How can I improve my meatloaf? Go for fattier ground meats

The Washington Post’s staff recently discussed all things food. Here are your questions answered.

  • The Washington Post
  • Wednesday, October 17, 2018 1:30am
  • Life

The Washington Post

The Washington Post staff took to the internet to answer readers’ questions about all things edible. Here are edited excerpts from that chat.

Q: If I drain a can of chickpeas, can I freeze the liquid (aquafaba) to use later in desserts?

A: Resident aquafaba expert Kristin Hartke says it should work fine.

Q: Why are some of my meatloaves crumbly while others slice perfectly? I realize that my “recipe” varies some each time, but which ingredient determines the outcome? My basic formula is 1 pound or so of ground beef (20 percent fat), 1 pound or so of ground pork, 1 envelope of onion soup mix, 2 or 3 eggs, ½ cup of ketchup and bread crumbs so the mix is not visibly wet. I bake it to an internal temperature of 160 degrees.

A: Here are a few that come to mind: A successful recipe typically calls for meats that aren’t too lean (20 percent is a bit low). The binder, in your case bread crumbs (fresh or dried?) is often mixed with milk or other liquid to make a panade/mush that helps retain moisture during cooking — especially if you are starting with dried bread crumbs. The ones that don’t have a bread crumb or oats binder often will use cooked vegetables instead. The mix needs to be very thoroughly combined.

And I assume you give the meatloaf a brief respite before slicing; just like other meats, this rest allows juices to be redistributed. That said, I don’t mind a bit of crumble, and most often when I go to slice a crumbly meat loaf after it’s been refrigerated/chilled, it cuts neatly.

Q: My mother is coming to visit. I’m a vegetarian; she eats nothing but meatloaf and roasted pork anymore. She doesn’t like eggs as a main ingredient; she also hates grain-based foods. Do you have any dinner ideas?

A: I’m a big advocate of hummus for dinner. It is filling, it can be topped a lot of different ways, and even carnivores tend to love it. Also, in this situation, I often default to pasta. Who doesn’t love pasta?

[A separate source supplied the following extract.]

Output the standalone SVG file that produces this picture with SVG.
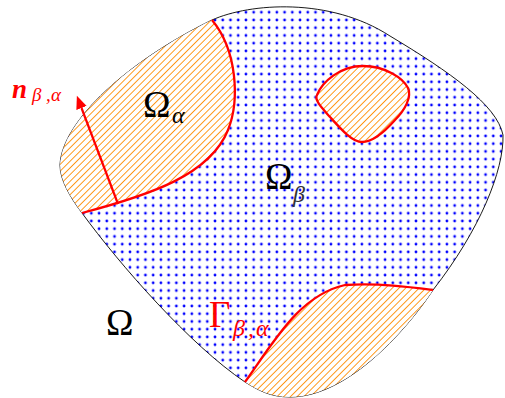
<svg xmlns="http://www.w3.org/2000/svg" width="505" height="398" viewBox="0 0 505 398">
  <style>
    .outer { fill: url(#dots); stroke: #000; stroke-width: 0.9; }
    .hatch { fill: url(#hatch); stroke: none; }
    .red { fill: none; stroke: #ff0000; stroke-width: 2.3; stroke-linejoin: round; }
    .lbl { font-family: "Liberation Serif", "DejaVu Serif", serif; }
    .big { font-size: 37px; }
    .sub { font-size: 24px; font-style: italic; }
  </style>
  <defs>
    <pattern id="dots" patternUnits="userSpaceOnUse" x="327.1" y="132.1" width="7.73" height="7.73">
      <circle cx="3.865" cy="3.865" r="1.4" fill="#0000ff"/>
    </pattern>
    <pattern id="hatch" patternUnits="userSpaceOnUse" width="4.74" height="10" patternTransform="rotate(45)">
      <rect x="0" y="0" width="4.74" height="10" fill="#ffffff"/>
      <line x1="2.37" y1="-1" x2="2.37" y2="11" stroke="#ff8c00" stroke-width="0.9"/>
    </pattern>
    <marker id="head" markerUnits="userSpaceOnUse" markerWidth="16" markerHeight="14" refX="0" refY="0" viewBox="0 -7 16 14" orient="auto">
      <path d="M0,-5.5 L13,0 L0,5.5 Z" fill="#ff0000"/>
    </marker>
  </defs>

  <g id="omega">
    <path class="outer" d="M212,20 C250,3 330,-3 390,36 C450,72 497,105 503,135 C504,170 480,230 433,290 C410,325 350,397 290,397 C270,397 258,390 245,382 C190,345 120,265 82,213 C70,197 60,180 60,165 C62,120 130,60 212,20 Z"/>
  </g>

  <g id="omega-alpha">
    <path class="hatch" d="M82,213 C70,197 60,180 60,165 C62,120 130,60 212,20 C237,50 240,100 228,130 C210,175 150,195 82,213 Z"/>
    <path class="red" d="M82,213 C150,195 210,175 228,130 C240,100 237,50 212,20"/>
  </g>

  <g id="omega-alpha-island">
    <path class="hatch" d="M317,95 C322,82 340,66 363,66 C385,66 403,78 408,88 C412,97 405,110 395,120 C380,137 370,142 362,142 C352,142 340,128 330,117 C322,108 314,100 317,95 Z"/>
    <path class="red" d="M317,95 C322,82 340,66 363,66 C385,66 403,78 408,88 C412,97 405,110 395,120 C380,137 370,142 362,142 C352,142 340,128 330,117 C322,108 314,100 317,95 Z"/>
  </g>

  <g id="omega-alpha-bottom">
    <path class="hatch" d="M245,382 C275,340 300,295 345,285 C380,283 410,287 433,290 C410,325 350,397 290,397 C270,397 258,390 245,382 Z"/>
    <path class="red" d="M245,382 C275,340 300,295 345,285 C380,283 410,287 433,290"/>
  </g>

  <g id="connectors">
    <line x1="118" y1="204" x2="81.5" y2="108" stroke="#ff0000" stroke-width="2.2" marker-end="url(#head)"/>
  </g>

  <g id="labels" class="lbl">
    <text x="143" y="117" class="big">Ω</text>
    <text x="172" y="123" class="sub">α</text>
    <text x="265" y="189" class="big">Ω</text>
    <text x="293" y="202" class="sub" fill="#333">β</text>
    <text x="106" y="335" class="big">Ω</text>
    <text x="209" y="327" class="big" fill="#ff0000">Γ</text>
    <text x="233" y="336" class="sub" fill="#ff0000">β<tspan x="248">,</tspan><tspan x="256">α</tspan></text>
    <text x="12" y="98" font-size="27" font-weight="bold" font-style="italic" fill="#ff0000">n</text>
    <text x="32" y="101" font-size="19" font-style="italic" fill="#ff0000">β<tspan x="46">,</tspan><tspan x="51">α</tspan></text>
  </g>
</svg>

Q: I’m looking for a meal that I can drop off at a friend’s home in the refrigerator for their return from a week at a family funeral. I was thinking an easily reheatable casserole/soup, prepped salad with a dressing on the side and a dessert. The salad and dessert aren’t too difficult, but I am not a casserole fan and am drawing a blank.

A: Personally, I’d be the happiest man on earth if someone slipped a thick, homemade lasagna into my refrigerator after a traumatic life event. The dish is comforting, it’s hearty and it reheats better after a day or two.

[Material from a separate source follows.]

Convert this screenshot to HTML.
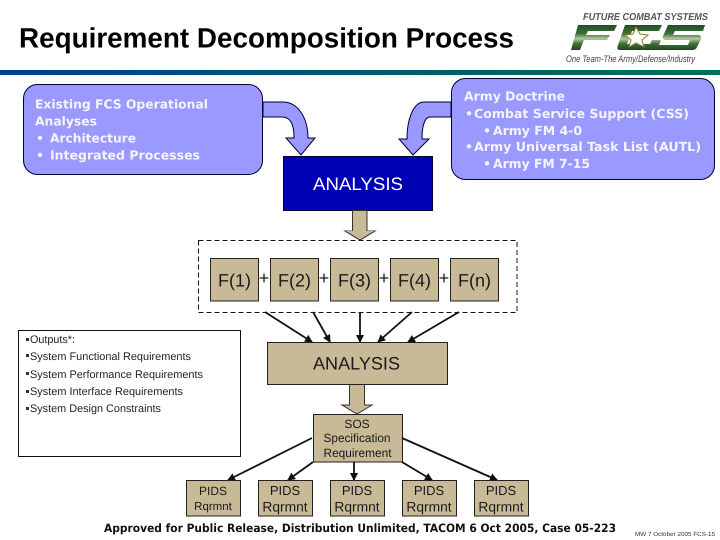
<!DOCTYPE html>
<html><head><meta charset="utf-8"><style>
html,body{margin:0;padding:0;background:#fff;width:720px;height:540px;overflow:hidden}
svg{display:block;text-rendering:geometricPrecision}
.v{font-family:"DejaVu Sans","Liberation Sans",sans-serif;font-weight:bold;fill:#f4f4ff;font-size:12.5px}
.a{font-family:"Liberation Sans",sans-serif;fill:#1a1a1a}
.o{font-family:"Liberation Sans",sans-serif;font-size:11px;fill:#222}
</style></head><body>
<svg width="720" height="540" viewBox="0 0 720 540" xmlns="http://www.w3.org/2000/svg">
<defs>
<linearGradient id="band" x1="0" x2="1" y1="0" y2="0"><stop offset="0" stop-color="#003f8c"/><stop offset="1" stop-color="#00705a"/></linearGradient>
<linearGradient id="g" x1="0" x2="0" y1="0" y2="1"><stop offset="0" stop-color="#234d23"/><stop offset=".35" stop-color="#3f6f3a"/><stop offset=".55" stop-color="#b5c8a0"/><stop offset=".75" stop-color="#3f6f3a"/><stop offset="1" stop-color="#1f451f"/></linearGradient>
<marker id="ah" markerWidth="9" markerHeight="9" refX="7" refY="4" orient="auto" markerUnits="userSpaceOnUse"><path d="M0,0L8,4L0,8z" fill="#111"/></marker>
</defs>
<rect width="720" height="540" fill="#fff"/>
<rect x="0" y="70" width="720" height="5" fill="url(#band)"/>
<text x="19" y="47.5" style="font-family:'Liberation Sans',sans-serif;font-weight:bold;font-size:28px;fill:#000" textLength="495" lengthAdjust="spacingAndGlyphs">Requirement Decomposition Process</text>

<!-- logo -->
<text x="583" y="20" style="font-family:'Liberation Sans',sans-serif;font-weight:bold;font-style:italic;font-size:10px;fill:#555" textLength="125" lengthAdjust="spacingAndGlyphs">FUTURE COMBAT SYSTEMS</text>
<g fill="url(#g)">
<path d="M578,25H617L614,31H588L586,35H610L607,40H584L580,50H571z"/>
<path d="M625,25H662L659,31H632L627,44H650L652,40H661L657,50H620Q616,50 618,45z"/>
<path d="M668,25H705L703,31H675L673,35H698Q702,35 701,39L697,47Q696,50 692,50H656L658,45H688L690,40H666Q662,40 663,36Z"/>
</g>
<path d="M636,27L640,34L648,35L642,40L644,47L636,43L629,47L631,40L625,35L633,34z" fill="#fff" stroke="#8a7a30" stroke-width="1"/>
<text x="566" y="62" style="font-family:'Liberation Sans',sans-serif;font-style:italic;font-size:9.5px;fill:#444" textLength="129" lengthAdjust="spacingAndGlyphs">One Team-The Army/Defense/Industry</text>

<!-- top boxes -->
<rect x="23.5" y="84.5" width="239" height="90" rx="14" fill="#9999ff" stroke="#000033" stroke-width="1"/>
<text class="v" x="35" y="108.5" textLength="173" lengthAdjust="spacingAndGlyphs">Existing FCS Operational</text>
<text class="v" x="35" y="125.5" textLength="62" lengthAdjust="spacingAndGlyphs">Analyses</text>
<text class="v" x="36" y="142.5">•</text>
<text class="v" x="50" y="142.5" textLength="86" lengthAdjust="spacingAndGlyphs">Architecture</text>
<text class="v" x="36" y="159.5">•</text>
<text class="v" x="50" y="159.5" textLength="150" lengthAdjust="spacingAndGlyphs">Integrated Processes</text>

<rect x="451.5" y="78.5" width="263" height="101" rx="14" fill="#9999ff" stroke="#000033" stroke-width="1"/>
<text class="v" x="464" y="100.5" textLength="101" lengthAdjust="spacingAndGlyphs">Army Doctrine</text>
<text class="v" x="465" y="118">•</text>
<text class="v" x="474" y="118" textLength="215" lengthAdjust="spacingAndGlyphs">Combat Service Support (CSS)</text>
<text class="v" x="483" y="135">•</text>
<text class="v" x="493" y="135" textLength="89" lengthAdjust="spacingAndGlyphs">Army FM 4-0</text>
<text class="v" x="465" y="151">•</text>
<text class="v" x="474" y="151" textLength="227" lengthAdjust="spacingAndGlyphs">Army Universal Task List (AUTL)</text>
<text class="v" x="483" y="168">•</text>
<text class="v" x="493" y="168" textLength="97" lengthAdjust="spacingAndGlyphs">Army FM 7-15</text>

<!-- curved arrows -->
<path d="M263,102H283C298,102 308,118 308,138H315L301,155L286,138H294C294,125 291,117 282,117H263z" fill="#9999ff" stroke="#000033" stroke-width="1"/>
<path d="M451,102H424C414,102 407,118 407,139H399L413,155L429,139H422C422,128 424,117 430,117H451z" fill="#9999ff" stroke="#000033" stroke-width="1"/>

<!-- blue analysis -->
<rect x="283.5" y="156.5" width="149" height="54" fill="#0000b4" stroke="#000033" stroke-width="1"/>
<text x="313" y="190" style="font-family:'Liberation Sans',sans-serif;font-size:18px;fill:#fff" textLength="90" lengthAdjust="spacingAndGlyphs">ANALYSIS</text>

<!-- tan arrow 1 -->
<path d="M352.5,210.5H367V231H375L360,240L345,231H352.5z" fill="#c8ba96" stroke="#333" stroke-width="1"/>

<!-- dashed box -->
<rect x="198.5" y="240.5" width="318.5" height="72" fill="#fff" stroke="#111" stroke-width="1" stroke-dasharray="5 3"/>
<path d="M345,231L360,240L375,231" fill="#c8ba96" stroke="#333"/>
<g fill="#c8ba96" stroke="#222" stroke-width="1">
<rect x="210.5" y="258.5" width="48" height="42.5"/>
<rect x="270.5" y="258.5" width="48" height="42.5"/>
<rect x="330.5" y="258.5" width="48" height="42.5"/>
<rect x="390.5" y="258.5" width="48" height="42.5"/>
<rect x="450.5" y="258.5" width="48" height="42.5"/>
</g>
<g font-size="18" text-anchor="middle">
<text class="a" x="234.5" y="286.5">F(1)</text>
<text class="a" x="294.5" y="286.5">F(2)</text>
<text class="a" x="354.5" y="286.5">F(3)</text>
<text class="a" x="414.5" y="286.5">F(4)</text>
<text class="a" x="474.5" y="286.5">F(n)</text>
<text class="a" x="264" y="284">+</text>
<text class="a" x="324" y="284">+</text>
<text class="a" x="384" y="284">+</text>
<text class="a" x="444" y="284">+</text>
</g>

<!-- arrows to analysis -->
<g stroke="#111" stroke-width="1.8" fill="none" marker-end="url(#ah)">
<line x1="265" y1="312" x2="312" y2="342"/>
<line x1="313" y1="312" x2="330" y2="342"/>
<line x1="360" y1="312" x2="360" y2="342"/>
<line x1="412" y1="312" x2="378" y2="342"/>
<line x1="459" y1="312" x2="408" y2="342"/>
</g>

<!-- outputs -->
<rect x="18.5" y="330.5" width="222" height="126" fill="#fff" stroke="#111" stroke-width="1"/>
<g fill="#333">
<rect x="26" y="338" width="3" height="3"/>
<rect x="26" y="354" width="3" height="3"/>
<rect x="26" y="372" width="3" height="3"/>
<rect x="26" y="390" width="3" height="3"/>
<rect x="26" y="407" width="3" height="3"/>
</g>
<text class="o" x="30" y="343" textLength="45" lengthAdjust="spacingAndGlyphs">Outputs*:</text>
<text class="o" x="30" y="360" textLength="161" lengthAdjust="spacingAndGlyphs">System Functional Requirements</text>
<text class="o" x="30" y="378" textLength="173" lengthAdjust="spacingAndGlyphs">System Performance Requirements</text>
<text class="o" x="30" y="395" textLength="153" lengthAdjust="spacingAndGlyphs">System Interface Requirements</text>
<text class="o" x="30" y="412" textLength="131" lengthAdjust="spacingAndGlyphs">System Design Constraints</text>

<!-- analysis 2 -->
<path d="M349.5,384H364.5V405H372L357,414L342,405H349.5z" fill="#c8ba96" stroke="#333" stroke-width="1"/>
<rect x="267.5" y="342.5" width="180" height="42" fill="#c8ba96" stroke="#222" stroke-width="1"/>
<text class="a" x="313" y="369.5" font-size="18" textLength="87" lengthAdjust="spacingAndGlyphs">ANALYSIS</text>

<!-- SOS -->
<rect x="313.5" y="414.5" width="89" height="47.5" fill="#c8ba96" stroke="#222" stroke-width="1"/>
<g font-size="12" text-anchor="middle">
<text class="a" x="357" y="428">SOS</text>
<text class="a" x="357" y="442" textLength="67" lengthAdjust="spacingAndGlyphs">Specification</text>
<text class="a" x="357.5" y="457" textLength="68" lengthAdjust="spacingAndGlyphs">Requirement</text>
</g>

<g stroke="#111" stroke-width="1.8" fill="none" marker-end="url(#ah)">
<line x1="312" y1="438" x2="228" y2="480"/>
<line x1="313" y1="462" x2="288" y2="480"/>
<line x1="354" y1="462" x2="354" y2="480"/>
<line x1="402" y1="462" x2="432" y2="480"/>
<line x1="402" y1="438" x2="497" y2="480"/>
</g>

<!-- PIDS -->
<g fill="#c8ba96" stroke="#222" stroke-width="1">
<rect x="186.5" y="480.5" width="54" height="35.5"/>
<rect x="258.5" y="480.5" width="54" height="35.5"/>
<rect x="330.5" y="480.5" width="54" height="35.5"/>
<rect x="402.5" y="480.5" width="54" height="35.5"/>
<rect x="474.5" y="480.5" width="54" height="35.5"/>
</g>
<g text-anchor="middle">
<text class="a" x="213" y="495" font-size="12">PIDS</text>
<text class="a" x="213" y="510" font-size="11.5">Rqrmnt</text>
<text class="a" x="285" y="495" font-size="13">PIDS</text>
<text class="a" x="285" y="511.5" font-size="13.8">Rqrmnt</text>
<text class="a" x="357" y="495" font-size="13">PIDS</text>
<text class="a" x="357" y="511.5" font-size="13.8">Rqrmnt</text>
<text class="a" x="429" y="495" font-size="13">PIDS</text>
<text class="a" x="429" y="511.5" font-size="13.8">Rqrmnt</text>
<text class="a" x="501" y="495" font-size="13">PIDS</text>
<text class="a" x="501" y="511.5" font-size="13.8">Rqrmnt</text>
</g>

<!-- footer -->
<text x="104" y="532" style="font-family:'DejaVu Sans',sans-serif;font-weight:bold;font-size:11.5px;fill:#111" textLength="512" lengthAdjust="spacingAndGlyphs">Approved for Public Release, Distribution Unlimited, TACOM 6 Oct 2005, Case 05-223</text>
<text x="635" y="536" style="font-family:'Liberation Sans',sans-serif;font-size:6px;fill:#333" textLength="80" lengthAdjust="spacingAndGlyphs">MW 7 October 2005 FCS-15</text>
</svg>
</body></html>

Q: Does how you say ketchup/catsup reveal anything about you?

A: My research indicates no. Only your snobbery around ketchup or lack thereof says anything about you.

Q: My problem with lasagna is the ricotta or cottage cheese. I don’t like the taste or texture. If I were to leave it out, how should I adjust a recipe to make up for any change in consistency?

A: Use a bechamel sauce (white sauce) instead.